From 2023 onwards, three regional cup competitions will be played in the fall of each year and will qualify clubs into the Concacaf Champions League. Following the conclusion of the three cups, a Confederation-wide expanded 27-club Concacaf Champions League will be played in the spring to crown the region’s best club.
“This is a hugely significant development for Concacaf and for leagues and clubs in our region. The Concacaf Champions League has consistently grown in recent years and this new format will provide a major boost to the competition. Working collaboratively with our stakeholders we have been able to create a new calendar which grows and enhances our Champions League and fully incorporates regional cup competitions," said Concacaf President and FIFA Vicepresident Victor Montagliani.
“This will elevate clubs and leagues from Concacaf and provide even more compelling regional rivalries. It will also provide more international relevance to our club competitions, and a very competitive pathway as clubs strive to qualify for the FIFA Club World Cup and succeed on the global stage," added Montagliani.
This exciting announcement follows Concacaf’s confirmation earlier this year that it’s Champions League would expand. After further conversations with its Member Associations, Leagues and other stakeholders, Concacaf has enhanced the format by introducing regional cups and an additional knockout round. This new format of regional cups will allow for the three regions to crown their own champion, prior to the Concacaf Champions League which will see clubs compete to win the Confederation’s club title and qualify to the FIFA Club World Cup.
The new Concacaf Champions League will continue to be played in a direct elimination knockout stage format and will be composed of five rounds (round one, round of 16, quarterfinals, semifinals and final). The first four stages will include home and away play, while the Final, where Concacaf’s Champion will be crowned, will be played as a single leg match on a weekend date.
Of the 27 clubs that will participate, 22 will begin play in Round One and 5 will receive a bye to the Round of 16.
The qualification process for the clubs will be divided per region as follows:
Canadian, Mexican and USA clubs will qualify for the Concacaf Champions League via their domestic leagues and Member Association Cups (US Open Cup and Canadian Championship).
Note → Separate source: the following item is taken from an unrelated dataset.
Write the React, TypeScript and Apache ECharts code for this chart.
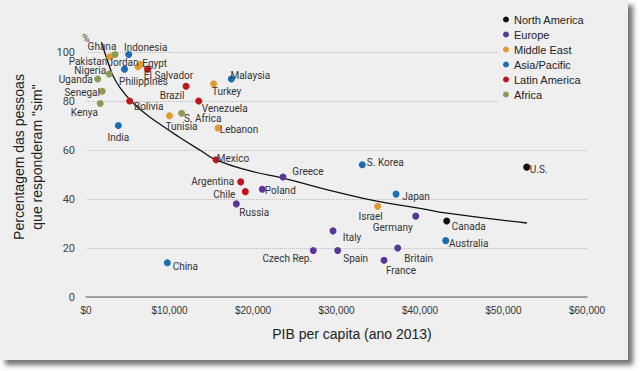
import React, { useEffect, useRef } from "react";
import * as echarts from "echarts";

type Pt = [string, number, number];

// [country, GDP per capita (US$), % answering "sim"]
const northAmerica: Pt[] = [
  ["U.S.", 52780, 53],
  ["Canada", 43200, 31],
];
const europe: Pt[] = [
  ["Greece", 23590, 49],
  ["Poland", 21110, 44],
  ["Russia", 18000, 38],
  ["Italy", 29580, 27],
  ["Czech Rep.", 27220, 19],
  ["Spain", 30140, 19],
  ["Germany", 39490, 33],
  ["Britain", 37330, 20],
  ["France", 35690, 15],
];
const middleEast: Pt[] = [
  ["Pakistan", 2870, 98],
  ["Jordan", 6230, 94],
  ["Egypt", 6550, 95],
  ["Turkey", 15290, 87],
  ["Tunisia", 10000, 74],
  ["Lebanon", 15810, 69],
  ["Israel", 34930, 37],
];
const asiaPacific: Pt[] = [
  ["Indonesia", 5110, 99],
  ["Philippines", 4610, 93],
  ["Malaysia", 17400, 89],
  ["India", 3870, 70],
  ["China", 9740, 14],
  ["S. Korea", 33090, 54],
  ["Japan", 37130, 42],
  ["Australia", 43080, 23],
];
const latinAmerica: Pt[] = [
  ["El Salvador", 7370, 93],
  ["Bolivia", 5230, 80],
  ["Brazil", 11980, 86],
  ["Venezuela", 13500, 80],
  ["Mexico", 15570, 56],
  ["Argentina", 18530, 47],
  ["Chile", 19080, 43],
];
const africa: Pt[] = [
  ["Ghana", 3470, 99],
  ["Nigeria", 2780, 91],
  ["Uganda", 1400, 89],
  ["Senegal", 1940, 84],
  ["Kenya", 1710, 79],
  ["S. Africa", 11460, 75],
];

// trend curve
const trendX = [1850, 2670, 3270, 4280, 5270, 6670, 8660, 11050, 13860, 15570, 19640, 23590, 30420, 34970, 40000, 43230, 52810];
const trendY = [104, 95.5, 90, 84.5, 80.5, 76, 71, 65.5, 59.5, 56, 51.5, 48.5, 42.5, 39, 36.2, 34.2, 30.2];

const xTicks = [0, 10000, 20000, 30000, 40000, 50000, 60000];
const yTicks = [0, 20, 40, 60, 80, 100];

const regionNames = ["North America", "Europe", "Middle East", "Asia/Pacific", "Latin America", "Africa"];
const regionData = [northAmerica, europe, middleEast, asiaPacific, latinAmerica, africa];
const regionColors = ["#111111", "#5b3597", "#e09a30", "#1d6db5", "#c0141b", "#8b9a55"];

// label placement (pixel offset of label centre from dot)
const labelOffset: Record<string, [number, number]> = {
  Ghana: [-13, -8],
  Pakistan: [-22, 5],
  Indonesia: [17, -7],
  Jordan: [-15, -4],
  Egypt: [14, -1],
  "El Salvador": [21, 6],
  Philippines: [19, 12],
  Nigeria: [-19, -4],
  Uganda: [-22, 1],
  Senegal: [-20, 1],
  Kenya: [-16, 9],
  Bolivia: [19, 5],
  India: [0, 12],
  Brazil: [-14, 9],
  Venezuela: [26, 7],
  Turkey: [13, 8],
  Malaysia: [19, -3],
  Tunisia: [12, 11],
  "S. Africa": [21, 5],
  Lebanon: [21, 2],
  Mexico: [17, -1],
  Greece: [25, -5],
  Argentina: [-28, 0],
  Chile: [-21, 3],
  Poland: [18, 1],
  Russia: [18, 9],
  Italy: [19, 7],
  "Czech Rep.": [-26, 8],
  Spain: [18, 8],
  China: [18, 4],
  "S. Korea": [23, -2],
  "U.S.": [12, 2],
  Japan: [20, 2],
  Israel: [-7, 10],
  Germany: [-23, 11],
  Canada: [22, 5],
  Australia: [23, 3],
  Britain: [21, 10],
  France: [17, 10],
};

const fmtMoney = (v: number) => "$" + String(v).replace(/\B(?=(\d{3})+(?!\d))/g, ",");

export default function App() {
  const ref = useRef<HTMLDivElement>(null);
  useEffect(() => {
    if (!ref.current) return;
    const chart = echarts.init(ref.current, null, { renderer: "svg" });
    const labelFont = "Roboto, 'Liberation Sans', Arial, sans-serif";
    const scatterSeries = regionNames.map((name, i) => ({
      name,
      type: "scatter",
      symbol: "circle",
      symbolSize: 7,
      itemStyle: { color: regionColors[i], opacity: 1 },
      label: {
        show: true,
        position: "inside",
        formatter: "{b}",
        color: "#333",
        fontSize: 10,
        fontFamily: labelFont,
        textBorderWidth: 0,
      },
      data: regionData[i].map(([n, x, y]) => ({
        name: n,
        value: [x, y],
        label: { offset: labelOffset[n] || [0, 0] },
      })),
      z: 3,
    }));
    chart.setOption({
      animation: false,
      backgroundColor: "transparent",
      grid: { left: 86, top: 52, right: 53, bottom: 74 },
      legend: {
        data: regionNames,
        orient: "vertical",
        left: 498,
        top: 8,
        padding: [5, 20, 5, 5],
        backgroundColor: "#efefef",
        icon: "circle",
        itemWidth: 6,
        itemHeight: 6,
        itemGap: 2,
        textStyle: { fontSize: 11, color: "#222", fontFamily: "'Liberation Sans', Arial, sans-serif", lineHeight: 13 },
        z: 10,
      },
      xAxis: {
        type: "value",
        min: xTicks[0],
        max: xTicks[xTicks.length - 1],
        interval: xTicks[1] - xTicks[0],
        axisLine: { show: true, lineStyle: { color: "#8a8a8a", width: 1.5 } },
        axisTick: { show: false },
        splitLine: { show: false },
        axisLabel: {
          formatter: (v: number) => fmtMoney(v),
          color: "#333",
          fontSize: 10,
          margin: 8,
          fontFamily: "'Liberation Sans', Arial, sans-serif",
        },
      },
      yAxis: {
        type: "value",
        min: yTicks[0],
        max: yTicks[yTicks.length - 1],
        interval: yTicks[1] - yTicks[0],
        name: "%",
        nameLocation: "end",
        nameGap: 9,
        nameTextStyle: { color: "#444", fontSize: 10, align: "center", fontFamily: labelFont },
        axisLine: { show: false },
        axisTick: { show: false },
        splitLine: { show: true, lineStyle: { color: "#bdbdbd", type: "dotted", width: 1 } },
        axisLabel: { color: "#444", fontSize: 11, margin: 11, fontFamily: labelFont },
      },
      series: [
        {
          name: "trend",
          type: "line",
          data: trendX.map((x, i) => [x, trendY[i]]),
          showSymbol: false,
          smooth: true,
          clip: false,
          lineStyle: { color: "#111", width: 1.3 },
          itemStyle: { color: "#111" },
          z: 2,
          silent: true,
        },
        ...scatterSeries,
      ],
      graphic: [
        {
          type: "text",
          x: 352,
          y: 334,
          style: {
            text: "PIB per capita (ano 2013)",
            fill: "#222",
            font: "14px 'Liberation Sans', Arial, sans-serif",
            align: "center",
            verticalAlign: "middle",
          },
        },
        {
          type: "text",
          x: 28,
          y: 157,
          rotation: Math.PI / 2,
          style: {
            text: "Percentagem das pessoas\nque responderam \"sim\"",
            fill: "#222",
            font: "14px 'Liberation Sans', Arial, sans-serif",
            lineHeight: 18,
            align: "center",
            verticalAlign: "middle",
          },
        },
      ],
    });
    return () => chart.dispose();
  }, []);
  return (
    <div style={{ position: "fixed", left: 0, top: 0, width: 640, height: 371, background: "#ffffff", overflow: "hidden" }}>
      <div
        style={{
          position: "absolute",
          left: 0,
          top: 0,
          width: 628,
          height: 360,
          background: "#efefef",
          boxShadow: "5px 5px 5px rgba(0,0,0,0.55)",
        }}
      />
      <div ref={ref} style={{ position: "absolute", left: 0, top: 0, width: 640, height: 371 }} />
    </div>
  );
}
Additionally, Liga MX and MLS clubs will also qualify via an expanded Leagues Cup, which will in 2023 become part of Concacaf’s new club ecosystem and will incorporate all clubs from both leagues.
In total, 18 North American clubs will participate in the Concacaf Champions League. They will be determined as follows:
Round One (15 North American clubs): *Five Liga MX clubs, four MLS clubs, two Canadian Premier League clubs, two Leagues Cup clubs (second and third place finishers), the US Open Cup Winner and the Canadian Championship winner.
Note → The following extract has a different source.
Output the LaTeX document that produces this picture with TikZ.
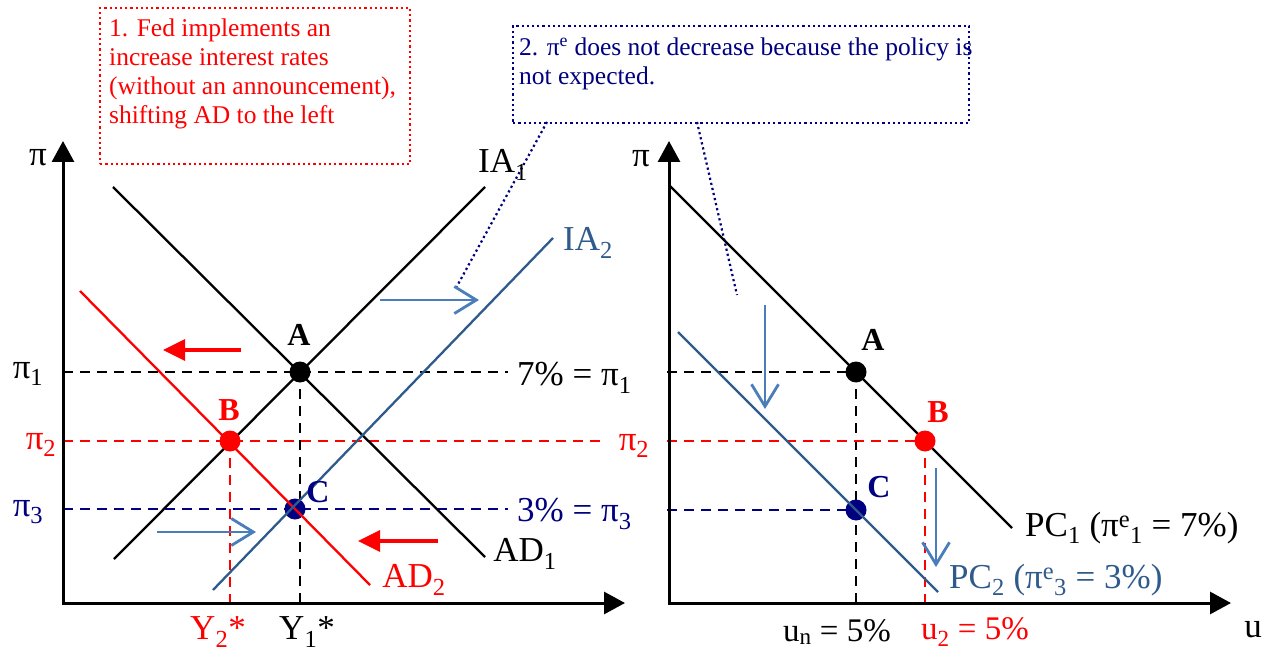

Round of 16 (3 North American clubs): Liga MX winner*, MLS Cup winner and Leagues Cup winner
*A detailed qualification criteria will be communicated in due course.
For Central America, clubs will qualify for the Concacaf Champions League via a new Central American Cup that will include a Group Stage and a Knockout Stage. At the conclusion of the new Central American Cup six clubs will qualify for the Concacaf Champions League and will begin play as follows:
Round One (5 Central American clubs): Central American Cup second-place finisher, two losing semifinalists and two play-in winners.
Round of 16 (1 Central American club): Central American Cup Champion
The 20 clubs that will participate in the Central American Cup will be determined via domestic league play and a new UNCAF Cup.
More details on the new Central American Cup and UNCAF Cup will be communicated by in due course.
For the Caribbean, clubs will qualify for the Concacaf Champions League via a new Caribbean Cup that will include a Group Stage and a Knockout Stage. At the conclusion of the Caribbean Cup three clubs will qualify for the Concacaf Champions League and will begin play as follows:
Round One (2 Caribbean clubs): Caribbean Cup second and third place finishers
Round of 16 (1 Caribbean club): Caribbean Cup Champion
The 10 clubs that will participate in the Caribbean cup will be determined via domestic league play for the professional Caribbean Leagues and the new CFU Cup.
More details on the new Caribbean Cup will be communicated by in due course.
The current format of the Concacaf Champions League – the Scotiabank Concacaf Champions League – will remain in place for the 2022 and 2023 editions. In 2023 it will be a transition year with the last edition under the current format played in the spring, prior to the new regional cup competitions commencing in the fall.
The single leg Final of the 2021 Scotiabank Concacaf Champions League (SCCL) between CF Monterrey and Club America is scheduled to be played at BBVA Stadium. The winner will replace Tigres UANL (MEX) as the Confederation’s champion and will represent Concacaf at the 2021 FIFA Club World Cup, to be played later this year.
Tigres UANL (Mexico) is the current Concacaf Champions League title holder having won the 2020 edition after narrowly defeating Los Angeles FC (USA) 2-1 in a compelling final played in Orlando, Florida. The Mexican club represented the region at the 2020 FIFA Club World Cup in Doha, Qatar and made history by becoming the Concacaf region’s first club to reach the tournament’s final.